Een ‘ja’ zou anderzijds de financiële markten op korte termijn goed uitkomen, maar dat is niet het belangrijkste. Als de Europese onderhandelaars daarna enig begrip tonen voor een aantal van de terechte verzuchtingen van de Griekse bevolking, dan kan een aanvaardbare deal snel beklonken worden en kan er eindelijk aan de echte problemen worden gewerkt. Maar een te zelfgenoegzame opstelling van de Europese onderhandelaars kan de situatie snel doen verzuren. Het Griekse parlement bevat immers nog altijd een meerderheid die hoe dan ook aanhangers zijn van het ‘neen’-kamp en niet om het even welke capitulatievoorwaarden zullen goedkeuren.

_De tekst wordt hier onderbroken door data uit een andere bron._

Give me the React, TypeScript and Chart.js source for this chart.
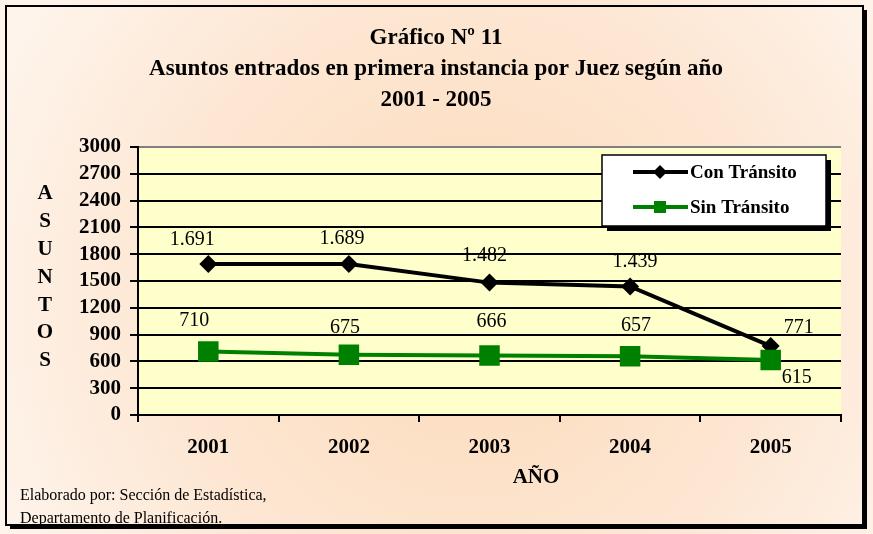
import React, { useEffect, useRef } from "react";
import { Chart, registerables } from "chart.js";

Chart.register(...registerables);

const categories = ["2001", "2002", "2003", "2004", "2005"];
const conTransito = [1691, 1689, 1482, 1439, 771];
const sinTransito = [710, 675, 666, 657, 615];
const seriesNames = ["Con Tránsito", "Sin Tránsito"];
const titleLines = ["Gráfico Nº 11", "Asuntos entrados en primera instancia por Juez según año", "2001 - 2005"];
const yTitleLetters = ["A", "S", "U", "N", "T", "O", "S"];
const xTitle = "AÑO";
const footerLines = ["Elaborado por: Sección de Estadística,", "Departamento de Planificación."];
const yMin = 0;
const yMax = 3000;
const yStep = 300;

const FONT = "'Liberation Serif', 'Times New Roman', serif";

function fmt(n: number): string {
  if (n >= 1000) return `${Math.floor(n / 1000)}.${String(n % 1000).padStart(3, "0")}`;
  return String(n);
}

const decorPlugin = {
  id: "decor",
  beforeDraw(chart: any) {
    const { ctx, width, height, chartArea } = chart;
    ctx.save();
    const g = ctx.createRadialGradient(470, 300, 20, 470, 300, 520);
    g.addColorStop(0, "#FCDCBC");
    g.addColorStop(0.55, "#FDE6D2");
    g.addColorStop(1, "#FEF4EB");
    ctx.fillStyle = g;
    ctx.fillRect(0, 0, width, height);
    ctx.fillStyle = "#000";
    ctx.fillRect(862, 10, 5, 519);
    ctx.fillRect(10, 524, 857, 5);
    ctx.strokeStyle = "#000";
    ctx.lineWidth = 2;
    ctx.strokeRect(6, 6, 857, 519);
    ctx.fillStyle = "#FFFFCC";
    ctx.fillRect(chartArea.left, chartArea.top, chartArea.right - chartArea.left, chartArea.bottom - chartArea.top);
    ctx.restore();
  },
  afterDatasetsDraw(chart: any) {
    const { ctx } = chart;
    ctx.save();
    ctx.font = `20px ${FONT}`;
    ctx.fillStyle = "#000";
    ctx.textAlign = "center";
    ctx.textBaseline = "middle";
    chart.data.datasets.forEach((ds: any, di: number) => {
      const meta = chart.getDatasetMeta(di);
      const place = ds.labelOffsets;
      meta.data.forEach((pt: any, i: number) => {
        const off = place[i];
        ctx.fillText(fmt(ds.data[i]), pt.x + off[0], pt.y + off[1]);
      });
    });
    ctx.restore();
  },
  afterDraw(chart: any) {
    const { ctx } = chart;
    ctx.save();
    ctx.fillStyle = "#000";
    ctx.textBaseline = "middle";
    ctx.textAlign = "center";
    ctx.font = `bold 23px ${FONT}`;
    titleLines.forEach((t, i) => ctx.fillText(t, 436, 38 + i * 31));
    ctx.font = `bold 21px ${FONT}`;
    yTitleLetters.forEach((l, i) => ctx.fillText(l, 45, 194 + i * 27.8));
    ctx.font = `bold 21px ${FONT}`;
    ctx.fillText(xTitle, 536, 478);
    ctx.textAlign = "left";
    ctx.font = `16px ${FONT}`;
    footerLines.forEach((t, i) => ctx.fillText(t, 20, 496 + i * 23));
    // legend
    const lx = 602, ly = 155, lw = 224, lh = 71;
    ctx.fillStyle = "#000";
    ctx.fillRect(lx + 5, ly + 5, lw, lh);
    ctx.fillStyle = "#FFFFFF";
    ctx.fillRect(lx, ly, lw, lh);
    ctx.strokeStyle = "#000";
    ctx.lineWidth = 1.5;
    ctx.strokeRect(lx, ly, lw, lh);
    chart.data.datasets.forEach((ds: any, di: number) => {
      const yy = 172 + di * 35;
      ctx.strokeStyle = ds.borderColor;
      ctx.lineWidth = 4;
      ctx.beginPath();
      ctx.moveTo(633, yy);
      ctx.lineTo(688, yy);
      ctx.stroke();
      ctx.fillStyle = ds.borderColor;
      if (ds.pointStyle === "rectRot") {
        ctx.beginPath();
        ctx.moveTo(660, yy - 7);
        ctx.lineTo(667, yy);
        ctx.lineTo(660, yy + 7);
        ctx.lineTo(653, yy);
        ctx.closePath();
        ctx.fill();
      } else {
        ctx.fillRect(654, yy - 6, 12, 12);
      }
      ctx.fillStyle = "#000";
      ctx.font = `bold 19px ${FONT}`;
      ctx.textAlign = "left";
      ctx.fillText(seriesNames[di], 690, yy + 1);
    });
    ctx.restore();
  },
};

export default function App() {
  const ref = useRef<HTMLCanvasElement>(null);
  useEffect(() => {
    document.body.style.margin = "0";
    const canvas = ref.current!;
    const chart = new Chart(canvas, {
      type: "line",
      data: {
        labels: categories,
        datasets: [
          {
            label: seriesNames[0],
            data: conTransito,
            borderColor: "#000000",
            backgroundColor: "#000000",
            borderWidth: 4,
            pointStyle: "rectRot",
            pointRadius: 9,
            pointBorderWidth: 0,
            tension: 0,
            order: 1,
            labelOffsets: [[-16, -24], [-7, -25], [-5, -27], [5, -25], [28, -18]],
          } as any,
          {
            label: seriesNames[1],
            data: sinTransito,
            borderColor: "#008000",
            backgroundColor: "#008000",
            borderWidth: 4,
            pointStyle: "rect",
            pointRadius: 14.5,
            pointBorderWidth: 0,
            tension: 0,
            order: 0,
            labelOffsets: [[-14, -31], [-4, -27], [2, -34], [6, -31], [26, 18]],
          } as any,
        ],
      },
      options: {
        responsive: false,
        animation: false,
        layout: { padding: { left: 0, top: 147, right: 32, bottom: 0 } },
        plugins: { legend: { display: false }, title: { display: false }, tooltip: { enabled: false } },
        scales: {
          x: {
            offset: true,
            border: { color: "#000", width: 2 },
            grid: { display: true, drawOnChartArea: false, color: "#000", lineWidth: 2, tickLength: 7, offset: true },
            ticks: { color: "#000", font: { family: FONT, size: 21, weight: "bold" }, padding: 13, autoSkip: false, maxRotation: 0 },
            afterFit(scale: any) {
              scale.height = 119;
            },
          },
          y: {
            min: yMin,
            max: yMax,
            border: { color: "#000", width: 2 },
            grid: {
              color: (c: any) => (c.tick && c.tick.value === yMax ? "#808080" : "#000"),
              tickColor: "#000",
              lineWidth: 2,
              tickLength: 8,
            },
            ticks: {
              stepSize: yStep,
              autoSkip: false,
              color: "#000",
              font: { family: FONT, size: 21, weight: "bold" },
              padding: 9,
              callback: (v: any) => String(v),
            },
            afterFit(scale: any) {
              scale.width = 138;
            },
          },
        },
      },
      plugins: [decorPlugin],
    });
    return () => chart.destroy();
  }, []);
  return <canvas ref={ref} width={873} height={534} style={{ display: "block" }} />;
}
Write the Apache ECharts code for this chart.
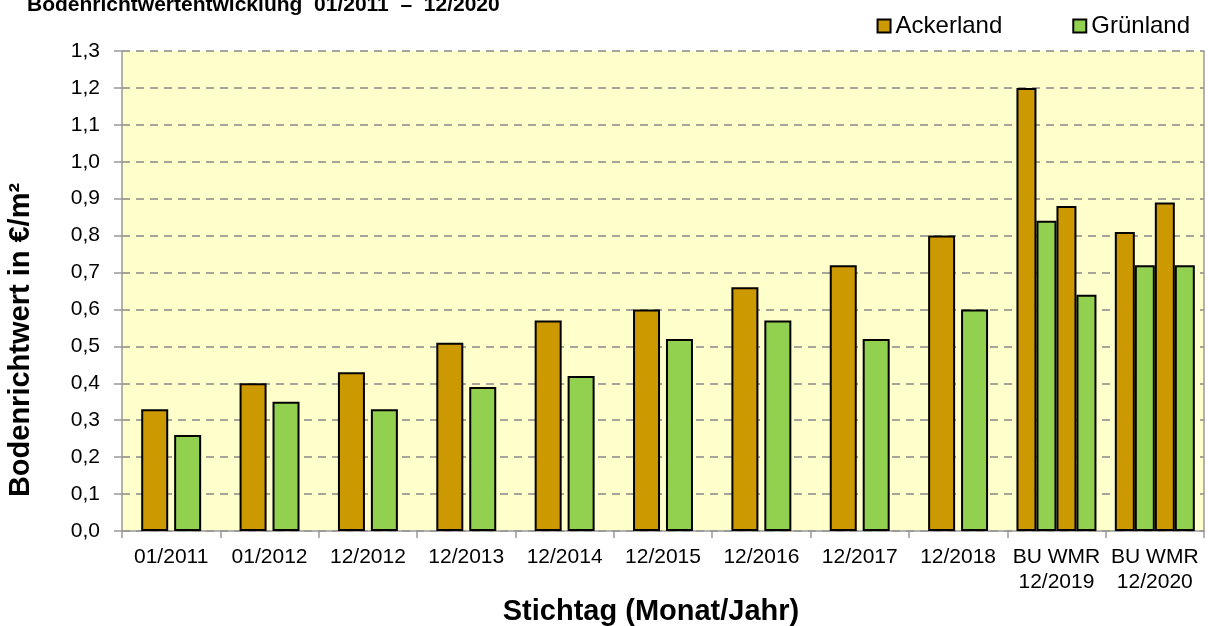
<!DOCTYPE html>
<html>
<head>
<meta charset="utf-8">
<script src="https://cdn.jsdelivr.net/npm/echarts@6/dist/echarts.min.js"></script>
<style>
  html, body { margin: 0; padding: 0; background: #fff; }
  #chart { width: 1208px; height: 626px; }
</style>
</head>
<body>
<div id="chart"></div>
<script>
// Stichtage (x-axis categories)
const categories = ['01/2011', '01/2012', '12/2012', '12/2013', '12/2014', '12/2015',
    '12/2016', '12/2017', '12/2018', 'BU WMR\n12/2019', 'BU WMR\n12/2020']

// regular Stichtage (first 9 categories)
const ackerland = [0.33, 0.40, 0.43, 0.51, 0.57, 0.60, 0.66, 0.72, 0.80]
const gruenland = [0.26, 0.35, 0.33, 0.39, 0.42, 0.52, 0.57, 0.52, 0.60]

// split by region for 12/2019 and 12/2020
const buAckerland = [1.20, 0.81]
const buGruenland = [0.84, 0.72]
const wmrAckerland = [0.88, 0.89]
const wmrGruenland = [0.64, 0.72]

const yTicks = { min: 0, max: 1.3, interval: 0.1 }

const colorAcker = '#CC9900'
const colorGruen = '#92D050'
const font = 'Arial, "Liberation Sans", sans-serif'

const nRegular = ackerland.length
const nSplit = categories.length - nRegular
const padEnd = arr => arr.concat(new Array(nSplit).fill(null))
const padStart = arr => new Array(nRegular).fill(null).concat(arr)

const border = { borderColor: '#000', borderWidth: 2 }
const axisTitle = { fontFamily: font, fontSize: 29, fontWeight: 'bold', fill: '#000' }

const chart = echarts.init(document.getElementById('chart'))

const option = {
    animation: false,
    title: {
        text: 'Bodenrichtwertentwicklung  01/2011  –  12/2020',
        left: 22,
        top: -10,
        textStyle: { fontFamily: font, fontSize: 21, fontWeight: 'bold', color: '#000' }
    },
    legend: {
        right: 13,
        top: 9,
        itemWidth: 13,
        itemHeight: 13,
        itemGap: 70,
        icon: 'rect',
        data: ['Ackerland', 'Grünland'],
        textStyle: { fontFamily: font, fontSize: 24, color: '#000' }
    },
    graphic: [
        {
            type: 'text',
            x: 21,
            y: 340,
            rotation: Math.PI / 2,
            style: { text: 'Bodenrichtwert in €/m²', align: 'center', verticalAlign: 'middle', ...axisTitle }
        },
        {
            type: 'text',
            x: 651,
            y: 612,
            style: { text: 'Stichtag (Monat/Jahr)', align: 'center', verticalAlign: 'middle', ...axisTitle }
        }
    ],
    grid: {
        left: 122,
        right: 4,
        top: 51,
        bottom: 95,
        show: true,
        backgroundColor: '#FFFFCC',
        borderWidth: 0
    },
    xAxis: [
        {
            type: 'category',
            data: categories,
            axisLine: { lineStyle: { color: '#999', width: 1.5 } },
            axisTick: { show: true, length: 7, lineStyle: { color: '#999', width: 1.5 } },
            axisLabel: {
                fontFamily: font, fontSize: 21, color: '#000', margin: 14,
                interval: 0, lineHeight: 25
            }
        },
        {
            type: 'category',
            data: categories,
            show: false
        }
    ],
    yAxis: [
        {
            type: 'value',
            min: yTicks.min,
            max: yTicks.max,
            interval: yTicks.interval,
            axisLine: { show: true, lineStyle: { color: '#999', width: 1.5 } },
            axisTick: { show: true, length: 8, lineStyle: { color: '#999', width: 1.5 } },
            axisLabel: {
                fontFamily: font, fontSize: 21, color: '#000', margin: 22,
                formatter: v => v.toFixed(1).replace('.', ',')
            },
            splitLine: { lineStyle: { color: '#888', type: [8, 6], width: 1.5 } }
        },
        {
            type: 'value',
            position: 'right',
            min: yTicks.min,
            max: yTicks.max,
            interval: yTicks.interval,
            axisLine: { show: true, lineStyle: { color: '#999', width: 1.5 } },
            axisTick: { show: false },
            axisLabel: { show: false },
            splitLine: { show: false }
        }
    ],
    series: [
        {
            name: 'Ackerland', type: 'bar', xAxisIndex: 0,
            barWidth: 27, barGap: '22%',
            itemStyle: { color: colorAcker, ...border },
            data: padEnd(ackerland)
        },
        {
            name: 'Grünland', type: 'bar', xAxisIndex: 0,
            barWidth: 27, barGap: '22%',
            itemStyle: { color: colorGruen, ...border },
            data: padEnd(gruenland)
        },
        {
            name: 'Ackerland', type: 'bar', xAxisIndex: 1,
            barWidth: 20, barGap: '0%',
            itemStyle: { color: colorAcker, ...border },
            data: padStart(buAckerland)
        },
        {
            name: 'Grünland', type: 'bar', xAxisIndex: 1,
            barWidth: 20, barGap: '0%',
            itemStyle: { color: colorGruen, ...border },
            data: padStart(buGruenland)
        },
        {
            name: 'Ackerland', type: 'bar', xAxisIndex: 1,
            barWidth: 20, barGap: '0%',
            itemStyle: { color: colorAcker, ...border },
            data: padStart(wmrAckerland)
        },
        {
            name: 'Grünland', type: 'bar', xAxisIndex: 1,
            barWidth: 20, barGap: '0%',
            itemStyle: { color: colorGruen, ...border },
            data: padStart(wmrGruenland)
        }
    ]
}

chart.setOption(option)
</script>
</body>
</html>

Een ‘neen’-antwoord hoeft daarom niet fataal te zijn, net zoals een ‘ja’-antwoord niet noodzakelijk als zaligmakend mag worden beschouwd. De beide antwoorden laten echter toch nog voldoende ruimte om tot een leefbare oplossing te komen, mits de beide partijen elkaars karikaturen wat willen bijstellen.
Een ‘ja’ dat ‘neen’ kan betekenen en een ‘neen’ dat eigenlijk een ‘ja’ zou kunnen zijn … Erasmus zou er veel inspiratie in kunnen vinden.
We houden vandaar onze Europese aandelenposities aan, maar gaan ze voorlopig niet versterken, ondanks ons ingehouden optimisme over de uiteindelijke afloop van deze – voor Europa – beschamende ontwikkelingen.